Please, without the pictures, retype exactly the lines from the start of the material through the line that holds "(225,215) circle (105);".
+++ DATA LINES
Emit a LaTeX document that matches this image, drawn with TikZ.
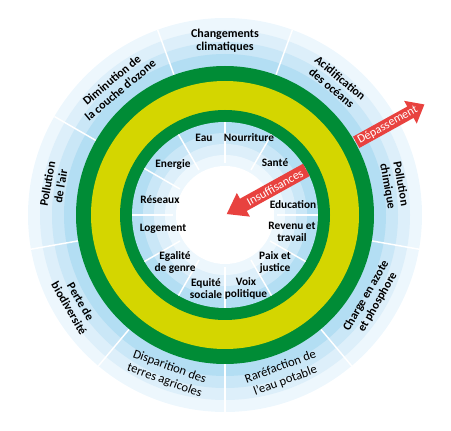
\documentclass[tikz,border=0pt]{standalone}
\usepackage{fontspec}
\setmainfont{Carlito}

\definecolor{ringgreen}{RGB}{0,140,54}
\definecolor{ringyellow}{RGB}{212,214,0}
\definecolor{bandA}{RGB}{179,222,243}
\definecolor{bandB}{RGB}{202,231,247}
\definecolor{bandC}{RGB}{221,239,250}
\definecolor{bandD}{RGB}{237,247,253}
\definecolor{arrowred}{RGB}{232,66,63}

\tikzset{every picture/.style={line width=0.75pt}}
\tikzset{
  sepline/.style={draw=white, line width=1.1pt},
  outerlabel/.style={font=\fontsize{9}{10}\selectfont\bfseries, align=center},
  outerlight/.style={font=\fontsize{9.5}{11}\selectfont, align=center},
  innerlabel/.style={font=\fontsize{8.5}{9}\selectfont\bfseries, align=center},
  arrowlabel/.style={font=\fontsize{9}{9}\selectfont, text=white},
}

\begin{document}
\begin{tikzpicture}[x=0.75pt,y=0.75pt,yscale=-1,xscale=1]
	\useasboundingbox (0,0) rectangle (451,431);

	%Shape: Outer bands
	\fill [bandD] (225,215) circle (197);
	\fill [bandC] (225,215) circle (185);
	\fill [bandB] (225,215) circle (173);
	\fill [bandA] (225,215) circle (161);
	%Outer separators
	\begin{scope}[shift={(225,215)}]
		\foreach \a in {30,70,...,350}
			\draw [sepline] (-\a:149) -- (-\a:197);
	\end{scope}

	%Shape: Rings
	\fill [ringgreen] (225,215) circle (149);
	\fill [ringyellow] (225,215) circle (134);
	\fill [ringgreen] (225,215) circle (105);

	%Shape: Inner bands
	\fill [bandA] (225,215) circle (93);
	\fill [bandB] (225,215) circle (82);
	\fill [bandC] (225,215) circle (71);
	\fill [bandD] (225,215) circle (60);
	\fill [white] (225,215) circle (49);
	%Inner separators
	\begin{scope}[shift={(225,215)}]
		\foreach \a in {0,30,...,330}
			\draw [sepline] (-\a:52) -- (-\a:93);
	\end{scope}

	%Shape: Arrow Depassement
	\begin{scope}[shift={(225,215)}, rotate=-29]
		\fill [arrowred] (150,-6.5) -- (212,-6.5) -- (212,-13) -- (228,0) -- (212,13) -- (212,6.5) -- (150,6.5) -- cycle ;
		\node (depass) at (186,0) [arrowlabel, rotate=29] {Dépassement};
	\end{scope}
	%Shape: Arrow Insuffisances
	\begin{scope}[shift={(225,215)}, rotate=-29]
		\fill [arrowred] (93,-7) -- (21,-7) -- (21,-13.5) -- (2,0) -- (21,13.5) -- (21,7) -- (93,7) -- cycle ;
		\node (insuff) at (57,0) [arrowlabel, rotate=29] {Insuffisances};
	\end{scope}

	% Text Node
	\node (climat) at (225,41) [outerlabel] {Changements\\climatiques};
	% Text Node
	\node (acid) at (336,83) [outerlabel, rotate=-40] {Acidification\\des océans};
	% Text Node
	\node (chimie) at (394,185) [outerlabel, rotate=-80] {Pollution\\chimique};
	% Text Node
	\node (azote) at (372,299) [outerlabel, rotate=60] {Charge en azote\\et phosphore};
	% Text Node
	\node (eaupot) at (283,374) [outerlight, rotate=20] {Raréfaction de\\l'eau potable};
	% Text Node
	\node (terres) at (167,374) [outerlight, rotate=-20] {Disparition des\\terres agricoles};
	% Text Node
	\node (biodiv) at (75,305) [outerlabel, rotate=-60] {Perte de\\biodiversité};
	% Text Node
	\node (air) at (54,185) [outerlabel, rotate=80] {Pollution\\de l'air};
	% Text Node
	\node (ozone) at (116,85) [outerlabel, rotate=40] {Diminution de\\la couche d'ozone};

	% Text Node
	\node (eau) at (204,138) [innerlabel] {Eau};
	% Text Node
	\node (nourr) at (249,138) [innerlabel] {Nourriture};
	% Text Node
	\node (sante) at (275,163) [innerlabel] {Santé};
	% Text Node
	\node (educ) at (293,205) [innerlabel] {Education};
	% Text Node
	\node (revenu) at (292,232) [innerlabel] {Revenu et\\travail};
	% Text Node
	\node (paix) at (275,262) [innerlabel] {Paix et\\justice};
	% Text Node
	\node (voix) at (246,288) [innerlabel] {Voix\\politique};
	% Text Node
	\node (equite) at (206,289) [innerlabel] {Equité\\sociale};
	% Text Node
	\node (genre) at (175,262) [innerlabel] {Egalité\\de genre};
	% Text Node
	\node (logem) at (163,229) [innerlabel] {Logement};
	% Text Node
	\node (reseau) at (160,200) [innerlabel] {Réseaux};
	% Text Node
	\node (energ) at (173,164) [innerlabel] {Energie};

\end{tikzpicture}
\end{document}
++++++
> [RESULT]
Emit a LaTeX document that matches this image, drawn with TikZ.
\documentclass[tikz,border=0pt]{standalone}
\usepackage{fontspec}
\setmainfont{Carlito}

\definecolor{ringgreen}{RGB}{0,140,54}
\definecolor{ringyellow}{RGB}{212,214,0}
\definecolor{bandA}{RGB}{179,222,243}
\definecolor{bandB}{RGB}{202,231,247}
\definecolor{bandC}{RGB}{221,239,250}
\definecolor{bandD}{RGB}{237,247,253}
\definecolor{arrowred}{RGB}{232,66,63}

\tikzset{every picture/.style={line width=0.75pt}}
\tikzset{
  sepline/.style={draw=white, line width=1.1pt},
  outerlabel/.style={font=\fontsize{9}{10}\selectfont\bfseries, align=center},
  outerlight/.style={font=\fontsize{9.5}{11}\selectfont, align=center},
  innerlabel/.style={font=\fontsize{8.5}{9}\selectfont\bfseries, align=center},
  arrowlabel/.style={font=\fontsize{9}{9}\selectfont, text=white},
}

\begin{document}
\begin{tikzpicture}[x=0.75pt,y=0.75pt,yscale=-1,xscale=1]
	\useasboundingbox (0,0) rectangle (451,431);

	%Shape: Outer bands
	\fill [bandD] (225,215) circle (197);
	\fill [bandC] (225,215) circle (185);
	\fill [bandB] (225,215) circle (173);
	\fill [bandA] (225,215) circle (161);
	%Outer separators
	\begin{scope}[shift={(225,215)}]
		\foreach \a in {30,70,...,350}
			\draw [sepline] (-\a:149) -- (-\a:197);
	\end{scope}

	%Shape: Rings
	\fill [ringgreen] (225,215) circle (149);
	\fill [ringyellow] (225,215) circle (134);
	\fill [ringgreen] (225,215) circle (105);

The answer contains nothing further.